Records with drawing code
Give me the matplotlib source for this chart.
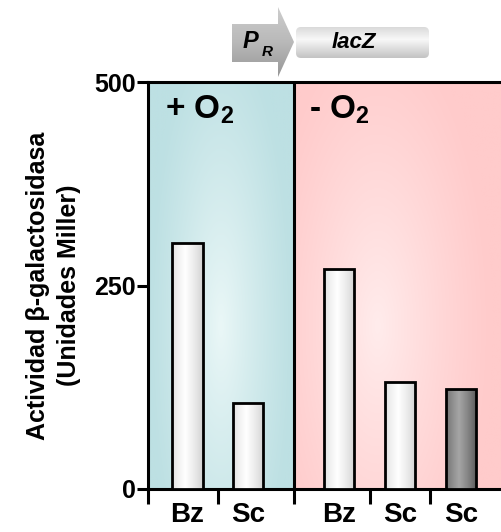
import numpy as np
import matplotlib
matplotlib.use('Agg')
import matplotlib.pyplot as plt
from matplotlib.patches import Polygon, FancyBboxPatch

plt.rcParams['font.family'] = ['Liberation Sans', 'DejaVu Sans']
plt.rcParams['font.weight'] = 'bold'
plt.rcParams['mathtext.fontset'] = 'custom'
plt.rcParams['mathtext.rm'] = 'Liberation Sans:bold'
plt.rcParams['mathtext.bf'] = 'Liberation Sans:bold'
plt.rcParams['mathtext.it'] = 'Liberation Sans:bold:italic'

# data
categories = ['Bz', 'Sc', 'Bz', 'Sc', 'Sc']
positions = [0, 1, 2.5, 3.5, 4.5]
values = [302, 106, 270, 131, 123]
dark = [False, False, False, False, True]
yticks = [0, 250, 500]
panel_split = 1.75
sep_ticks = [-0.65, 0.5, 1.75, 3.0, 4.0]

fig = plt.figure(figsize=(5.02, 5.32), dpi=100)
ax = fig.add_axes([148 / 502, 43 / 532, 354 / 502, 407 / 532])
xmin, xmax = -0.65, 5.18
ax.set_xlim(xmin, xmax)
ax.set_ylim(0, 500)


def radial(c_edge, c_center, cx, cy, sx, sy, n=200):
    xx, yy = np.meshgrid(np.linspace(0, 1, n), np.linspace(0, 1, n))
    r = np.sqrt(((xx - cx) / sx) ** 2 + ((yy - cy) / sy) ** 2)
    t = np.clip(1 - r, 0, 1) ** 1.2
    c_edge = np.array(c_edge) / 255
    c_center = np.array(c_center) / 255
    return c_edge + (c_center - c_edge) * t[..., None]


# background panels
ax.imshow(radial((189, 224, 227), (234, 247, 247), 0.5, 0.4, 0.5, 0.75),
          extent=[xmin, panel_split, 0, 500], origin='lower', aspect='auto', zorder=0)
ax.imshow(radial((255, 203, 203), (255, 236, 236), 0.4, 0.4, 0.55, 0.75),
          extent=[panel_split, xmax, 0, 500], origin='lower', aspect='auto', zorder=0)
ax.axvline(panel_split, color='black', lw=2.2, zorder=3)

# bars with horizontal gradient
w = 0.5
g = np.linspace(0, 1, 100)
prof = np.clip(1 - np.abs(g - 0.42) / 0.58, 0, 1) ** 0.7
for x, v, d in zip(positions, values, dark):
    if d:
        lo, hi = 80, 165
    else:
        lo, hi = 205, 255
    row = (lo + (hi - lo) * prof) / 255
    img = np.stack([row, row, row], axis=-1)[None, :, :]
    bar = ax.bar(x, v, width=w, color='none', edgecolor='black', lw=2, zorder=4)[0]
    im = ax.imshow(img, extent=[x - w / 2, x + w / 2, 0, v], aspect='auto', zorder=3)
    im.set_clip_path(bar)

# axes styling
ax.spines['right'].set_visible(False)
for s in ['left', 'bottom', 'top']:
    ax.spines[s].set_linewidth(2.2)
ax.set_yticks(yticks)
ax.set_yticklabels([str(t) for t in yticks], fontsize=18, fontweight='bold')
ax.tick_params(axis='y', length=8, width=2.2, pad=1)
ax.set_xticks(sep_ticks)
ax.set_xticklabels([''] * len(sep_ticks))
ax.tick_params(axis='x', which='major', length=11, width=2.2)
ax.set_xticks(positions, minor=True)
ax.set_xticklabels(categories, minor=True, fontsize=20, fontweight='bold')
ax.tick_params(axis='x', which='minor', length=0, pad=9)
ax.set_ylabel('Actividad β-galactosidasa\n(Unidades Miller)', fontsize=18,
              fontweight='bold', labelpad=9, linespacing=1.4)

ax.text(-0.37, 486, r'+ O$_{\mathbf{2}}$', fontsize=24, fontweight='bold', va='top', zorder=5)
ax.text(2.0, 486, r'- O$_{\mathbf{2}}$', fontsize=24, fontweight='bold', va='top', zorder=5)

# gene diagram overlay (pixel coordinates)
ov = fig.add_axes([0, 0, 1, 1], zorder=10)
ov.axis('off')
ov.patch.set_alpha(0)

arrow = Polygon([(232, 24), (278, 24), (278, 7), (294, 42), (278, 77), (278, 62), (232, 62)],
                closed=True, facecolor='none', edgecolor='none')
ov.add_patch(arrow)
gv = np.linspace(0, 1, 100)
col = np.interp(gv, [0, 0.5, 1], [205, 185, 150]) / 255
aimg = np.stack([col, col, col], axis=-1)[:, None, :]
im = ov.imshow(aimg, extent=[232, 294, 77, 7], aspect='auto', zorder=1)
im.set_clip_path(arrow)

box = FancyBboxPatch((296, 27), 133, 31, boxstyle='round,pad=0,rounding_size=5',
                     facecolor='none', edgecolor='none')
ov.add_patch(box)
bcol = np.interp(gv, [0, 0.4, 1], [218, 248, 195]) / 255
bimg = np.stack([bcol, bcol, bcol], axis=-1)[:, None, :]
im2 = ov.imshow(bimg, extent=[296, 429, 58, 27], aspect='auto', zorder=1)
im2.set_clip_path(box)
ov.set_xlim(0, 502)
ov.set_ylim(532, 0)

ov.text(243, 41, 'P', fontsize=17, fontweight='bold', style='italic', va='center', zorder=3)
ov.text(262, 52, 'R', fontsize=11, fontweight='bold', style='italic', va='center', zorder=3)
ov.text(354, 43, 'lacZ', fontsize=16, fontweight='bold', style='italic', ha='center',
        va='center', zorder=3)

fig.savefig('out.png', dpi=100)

==

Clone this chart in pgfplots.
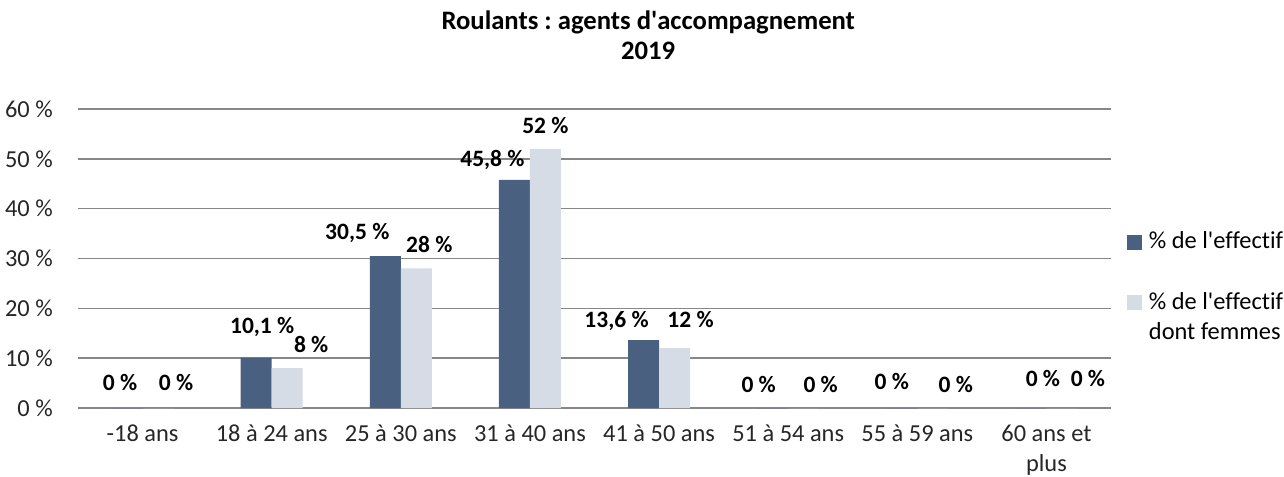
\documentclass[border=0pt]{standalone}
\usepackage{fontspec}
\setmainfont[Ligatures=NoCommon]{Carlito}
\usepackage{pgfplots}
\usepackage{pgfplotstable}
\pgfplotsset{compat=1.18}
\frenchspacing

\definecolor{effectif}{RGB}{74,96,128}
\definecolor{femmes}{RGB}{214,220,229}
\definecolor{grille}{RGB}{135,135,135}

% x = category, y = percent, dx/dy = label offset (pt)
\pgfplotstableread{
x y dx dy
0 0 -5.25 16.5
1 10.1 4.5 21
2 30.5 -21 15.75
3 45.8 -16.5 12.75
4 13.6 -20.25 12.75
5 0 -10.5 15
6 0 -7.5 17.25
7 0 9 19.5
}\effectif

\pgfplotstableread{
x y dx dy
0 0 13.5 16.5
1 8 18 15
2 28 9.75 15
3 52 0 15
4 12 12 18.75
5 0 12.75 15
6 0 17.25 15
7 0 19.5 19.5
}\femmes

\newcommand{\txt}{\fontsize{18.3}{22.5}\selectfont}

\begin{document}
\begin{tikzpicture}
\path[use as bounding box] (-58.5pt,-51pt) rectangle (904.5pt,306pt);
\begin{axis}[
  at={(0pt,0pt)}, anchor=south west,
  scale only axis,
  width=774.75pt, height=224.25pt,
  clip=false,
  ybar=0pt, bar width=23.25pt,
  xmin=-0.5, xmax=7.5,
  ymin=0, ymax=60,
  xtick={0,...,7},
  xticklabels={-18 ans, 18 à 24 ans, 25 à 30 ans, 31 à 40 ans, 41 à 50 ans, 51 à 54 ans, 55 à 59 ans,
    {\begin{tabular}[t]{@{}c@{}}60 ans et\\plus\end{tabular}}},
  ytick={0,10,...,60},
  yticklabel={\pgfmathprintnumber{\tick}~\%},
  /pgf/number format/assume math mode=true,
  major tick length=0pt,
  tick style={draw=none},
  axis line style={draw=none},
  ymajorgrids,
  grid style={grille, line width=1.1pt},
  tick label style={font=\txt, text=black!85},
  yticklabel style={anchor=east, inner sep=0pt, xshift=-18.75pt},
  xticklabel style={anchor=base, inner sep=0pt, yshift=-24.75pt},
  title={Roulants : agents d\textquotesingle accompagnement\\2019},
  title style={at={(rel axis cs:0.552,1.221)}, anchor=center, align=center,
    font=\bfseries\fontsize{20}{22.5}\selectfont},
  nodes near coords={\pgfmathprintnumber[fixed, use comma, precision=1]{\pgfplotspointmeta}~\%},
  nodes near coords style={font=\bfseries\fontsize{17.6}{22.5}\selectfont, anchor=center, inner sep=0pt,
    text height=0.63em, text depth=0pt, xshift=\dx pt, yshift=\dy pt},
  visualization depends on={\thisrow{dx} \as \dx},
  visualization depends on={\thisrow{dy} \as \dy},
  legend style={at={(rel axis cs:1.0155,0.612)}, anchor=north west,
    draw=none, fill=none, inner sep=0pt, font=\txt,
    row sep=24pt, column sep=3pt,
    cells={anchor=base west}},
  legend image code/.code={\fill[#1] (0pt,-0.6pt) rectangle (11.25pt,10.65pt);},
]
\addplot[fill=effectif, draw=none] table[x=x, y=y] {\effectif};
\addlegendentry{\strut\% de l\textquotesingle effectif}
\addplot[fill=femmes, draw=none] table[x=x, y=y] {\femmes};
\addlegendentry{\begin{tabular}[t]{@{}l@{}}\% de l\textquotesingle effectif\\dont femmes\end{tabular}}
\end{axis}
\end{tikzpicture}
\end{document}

Task prompt
Exactly as they stand, quote the lines beginning with the one that contains "Give me the matplotlib source for this chart." and ending with the one that contains "from matplotlib.patches import", with no pictures.

Output of the task
Give me the matplotlib source for this chart.
import numpy as np
import matplotlib
matplotlib.use('Agg')
import matplotlib.pyplot as plt
from matplotlib.patches import Polygon, FancyBboxPatch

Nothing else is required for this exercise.